─── STORED RECORDS ───
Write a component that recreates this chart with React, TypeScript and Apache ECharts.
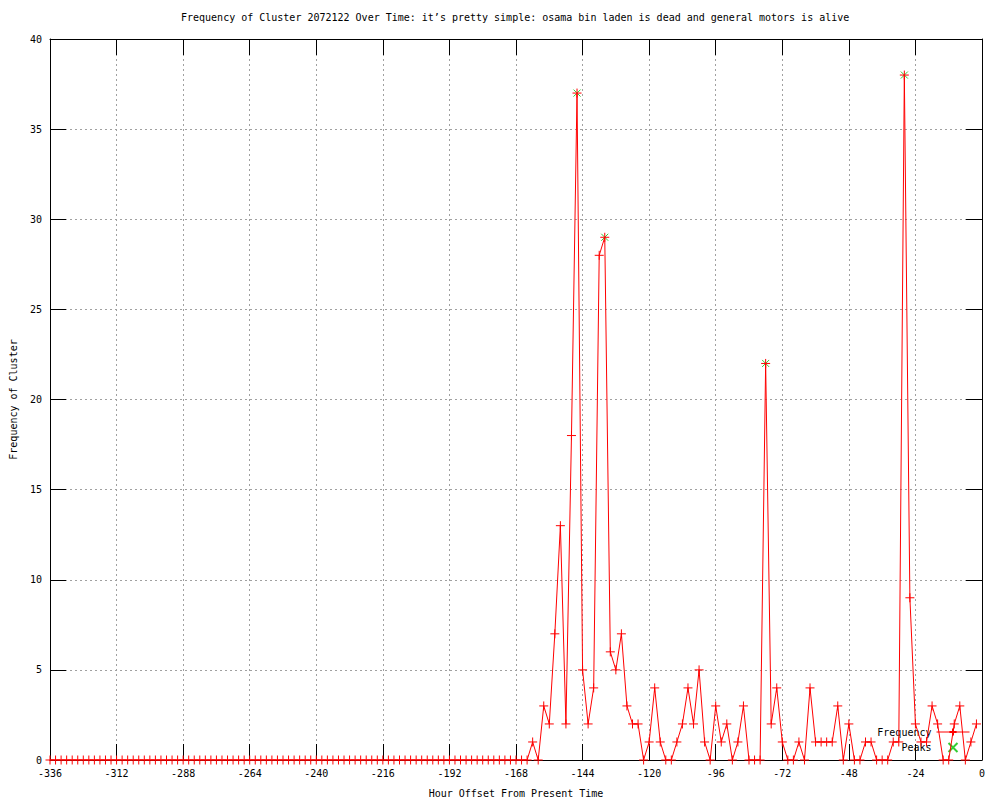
import React, { useEffect, useRef } from 'react';
import * as echarts from 'echarts';

const hours: number[] = [
  -336, -334, -332, -330, -328, -326, -324, -322, -320, -318, -316, -314,
  -312, -310, -308, -306, -304, -302, -300, -298, -296, -294, -292, -290,
  -288, -286, -284, -282, -280, -278, -276, -274, -272, -270, -268, -266,
  -264, -262, -260, -258, -256, -254, -252, -250, -248, -246, -244, -242,
  -240, -238, -236, -234, -232, -230, -228, -226, -224, -222, -220, -218,
  -216, -214, -212, -210, -208, -206, -204, -202, -200, -198, -196, -194,
  -192, -190, -188, -186, -184, -182, -180, -178, -176, -174, -172, -170,
  -168, -166, -164, -162, -160, -158, -156, -154, -152, -150, -148, -146,
  -144, -142, -140, -138, -136, -134, -132, -130, -128, -126, -124, -122,
  -120, -118, -116, -114, -112, -110, -108, -106, -104, -102, -100, -98,
  -96, -94, -92, -90, -88, -86, -84, -82, -80, -78, -76, -74,
  -72, -70, -68, -66, -64, -62, -60, -58, -56, -54, -52, -50,
  -48, -46, -44, -42, -40, -38, -36, -34, -32, -30, -28, -26,
  -24, -22, -20, -18, -16, -14, -12, -10, -8, -6, -4, -2,
];

const frequency: number[] = [
  0, 0, 0, 0, 0, 0, 0, 0, 0, 0, 0, 0,
  0, 0, 0, 0, 0, 0, 0, 0, 0, 0, 0, 0,
  0, 0, 0, 0, 0, 0, 0, 0, 0, 0, 0, 0,
  0, 0, 0, 0, 0, 0, 0, 0, 0, 0, 0, 0,
  0, 0, 0, 0, 0, 0, 0, 0, 0, 0, 0, 0,
  0, 0, 0, 0, 0, 0, 0, 0, 0, 0, 0, 0,
  0, 0, 0, 0, 0, 0, 0, 0, 0, 0, 0, 0,
  0, 0, 0, 1, 0, 3, 2, 7, 13, 2, 18, 37,
  5, 2, 4, 28, 29, 6, 5, 7, 3, 2, 2, 0,
  1, 4, 1, 0, 0, 1, 2, 4, 2, 5, 1, 0,
  3, 1, 2, 0, 1, 3, 0, 0, 0, 22, 2, 4,
  1, 0, 0, 1, 0, 4, 1, 1, 1, 1, 3, 0,
  2, 0, 0, 1, 1, 0, 0, 0, 1, 1, 38, 9,
  2, 1, 1, 3, 2, 0, 0, 2, 3, 0, 1, 2,
];

const peakHours: number[] = [-146, -136, -78, -28];
const peakValues: number[] = [37, 29, 22, 38];

const titleText =
  'Frequency of Cluster 2072122 Over Time: it\u2019s pretty simple: osama bin laden is dead and general motors is alive';
const xName = 'Hour Offset From Present Time';
const yName = 'Frequency of Cluster';

const FONT = '"DejaVu Sans Mono", "Liberation Mono", monospace';

export default function App() {
  const ref = useRef<HTMLDivElement>(null);
  useEffect(() => {
    const chart = echarts.init(ref.current!, null, { renderer: 'svg' });
    const plus = 'path://M0,5L10,5M5,0L5,10';
    const cross = 'path://M0,0L10,10M10,0L0,10';
    const textStyle = { fontFamily: FONT, fontSize: 10, color: '#000' };
    const splitLine = { show: true, lineStyle: { color: '#a0a0a0', width: 1, type: [2, 3] } };
    const axisLine = { show: true, onZero: false, lineStyle: { color: '#000', width: 1 } };
    const axisTick = { show: true, inside: true, length: 16, lineStyle: { color: '#000', width: 1 } };
    chart.setOption({
      animation: false,
      backgroundColor: '#fff',
      title: {
        text: titleText,
        left: 181,
        top: 12,
        padding: 0,
        textStyle: { ...textStyle, fontWeight: 'normal' },
      },
      grid: {
        left: 50,
        right: 18,
        top: 39,
        bottom: 40,
        containLabel: false,
        outerBoundsMode: 'none',
      },
      legend: {
        data: [
          { name: 'Frequency', lineStyle: { width: 1, color: '#ff0000' } },
          { name: 'Peaks' },
        ],
        orient: 'vertical',
        align: 'right',
        right: 30,
        top: 727,
        itemWidth: 33,
        itemHeight: 9,
        itemGap: 5,
        padding: 0,
        selectedMode: false,
        textStyle: { ...textStyle },
      },
      xAxis: [
        {
          type: 'value',
          min: -336,
          max: 0,
          interval: 24,
          position: 'bottom',
          name: xName,
          nameLocation: 'middle',
          nameGap: 28,
          nameTextStyle: { ...textStyle },
          axisLine,
          axisTick,
          axisLabel: { ...textStyle, margin: 8 },
          splitLine,
        },
        {
          type: 'value',
          min: -336,
          max: 0,
          interval: 24,
          position: 'top',
          axisLine,
          axisTick,
          axisLabel: { show: false },
          splitLine: { show: false },
        },
      ],
      yAxis: [
        {
          type: 'value',
          min: 0,
          max: 40,
          interval: 5,
          position: 'left',
          name: yName,
          nameLocation: 'middle',
          nameGap: 32,
          nameTextStyle: { ...textStyle },
          axisLine,
          axisTick,
          axisLabel: { ...textStyle, margin: 8 },
          splitLine,
        },
        {
          type: 'value',
          min: 0,
          max: 40,
          interval: 5,
          position: 'right',
          axisLine,
          axisTick,
          axisLabel: { show: false },
          splitLine: { show: false },
        },
      ],
      series: [
        {
          name: 'Frequency',
          type: 'line',
          xAxisIndex: 0,
          yAxisIndex: 0,
          data: hours.map((h, i) => [h, frequency[i]]),
          symbol: plus,
          symbolSize: 9,
          showSymbol: true,
          lineStyle: { color: '#ff0000', width: 1 },
          itemStyle: { color: '#ff0000', borderColor: '#ff0000', borderWidth: 1 },
          z: 4,
          silent: true,
        },
        {
          name: 'Peaks',
          type: 'scatter',
          xAxisIndex: 0,
          yAxisIndex: 0,
          data: peakHours.map((h, i) => [h, peakValues[i]]),
          symbol: cross,
          symbolSize: 7,
          itemStyle: { color: '#00c000', borderColor: '#00c000', borderWidth: 1 },
          z: 3,
          silent: true,
        },
      ],
    });
    return () => chart.dispose();
  }, []);
  return (
    <div
      ref={ref}
      style={{ position: 'absolute', left: 0, top: 0, width: 1000, height: 800, background: '#fff' }}
    />
  );
}
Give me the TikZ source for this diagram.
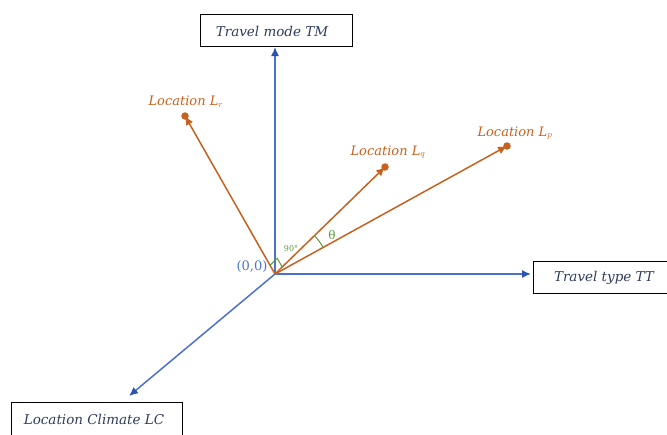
\documentclass[tikz,border=0pt]{standalone}
\usepackage{fontspec}
\setmainfont{DejaVu Serif}
\usetikzlibrary{arrows.meta,calc}
\begin{document}
\begin{tikzpicture}[x=1pt,y=-1pt,
  axis/.style={draw=axisblue,line width=1.5pt,-{Latex[length=9pt,width=8pt,color=tipblue]}},
  vec/.style={draw=vecorange,line width=1.5pt,-{Latex[length=9pt,width=8pt]}},
  axbox/.style={draw=black,line width=1pt,fill=white,inner sep=0pt},
  axlabel/.style={font=\fontsize{13.5}{15}\selectfont\itshape,text=labelblue},
  loclabel/.style={font=\fontsize{13}{14}\selectfont\itshape,text=vecorange},
  pin/.style={fill=vecorange,circle,inner sep=0pt,minimum size=7.5pt},
  anglemark/.style={draw=anglegreen,line width=1pt}]
\definecolor{axisblue}{HTML}{4A72C8}
\definecolor{tipblue}{HTML}{2A52B0}
\definecolor{vecorange}{HTML}{C8611E}
\definecolor{labelblue}{HTML}{2E3D5C}
\definecolor{anglegreen}{HTML}{5E9A3C}
\useasboundingbox (0,0) rectangle (667,434);
\clip (0,0) rectangle (667,434);

% axis boxes
\node[axbox,minimum width=152pt,minimum height=32pt] (tm) at (276,30) {};
\node[axlabel] at (272,31) {Travel mode TM};
\node[axbox,minimum width=134pt,minimum height=32pt,anchor=west] (tt) at (533,277) {};
\node[axlabel] at (604,278) {Travel type TT};
\node[axbox,minimum width=171pt,minimum height=40pt,anchor=north west] (lc) at (11,402) {};
\node[axlabel] at (94,419) {Location Climate LC};

% origin and axes
\coordinate (o) at (275,274);
\coordinate (ytip) at (275,47);
\coordinate (xtip) at (531,274);
\coordinate (ztip) at (129,396);
\draw[axis] (o) -- (ytip);
\draw[axis] (o) -- (xtip);
\draw[axis] (o) -- (ztip);
\node[text=axisblue,font=\fontsize{13}{15}\selectfont] (olabel) at (252,267) {(0,0)};

% location vectors
\node[pin] (pr) at (185,116) {};
\node[pin] (pq) at (385,167) {};
\node[pin] (pp) at (507,146) {};
\draw[vec] (o) -- (pr.center);
\draw[vec] (o) -- (pq.center);
\draw[vec] (o) -- (pp.center);
\node[loclabel] (lr) at (186,102) {Location L$_r$};
\node[loclabel] (lq) at (388,152) {Location L$_q$};
\node[loclabel] (lp) at (515,133) {Location L$_p$};

% angle marks
\draw[anglemark] ($(o)+(-5,-8.7)$) -- ($(o)+(2.2,-15.7)$) -- ($(o)+(7.2,-7)$);
\draw[anglemark] (o) ++(-29:55) arc[start angle=-29,end angle=-44.2,radius=55];
\node[text=anglegreen,font=\fontsize{8}{9}\selectfont] (ninety) at (291,249) {90°};
\node[text=anglegreen,font=\fontsize{12}{14}\selectfont] (theta) at (332,235) {θ};
\end{tikzpicture}
\end{document}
───
Exactly reproduce the run of lines from the start of the listing through the line with "import * as echarts from 'echarts';", inclusive; pictures are not copied.

Write a component that recreates this chart with React, TypeScript and Apache ECharts.
import React, { useEffect, useRef } from 'react';
import * as echarts from 'echarts';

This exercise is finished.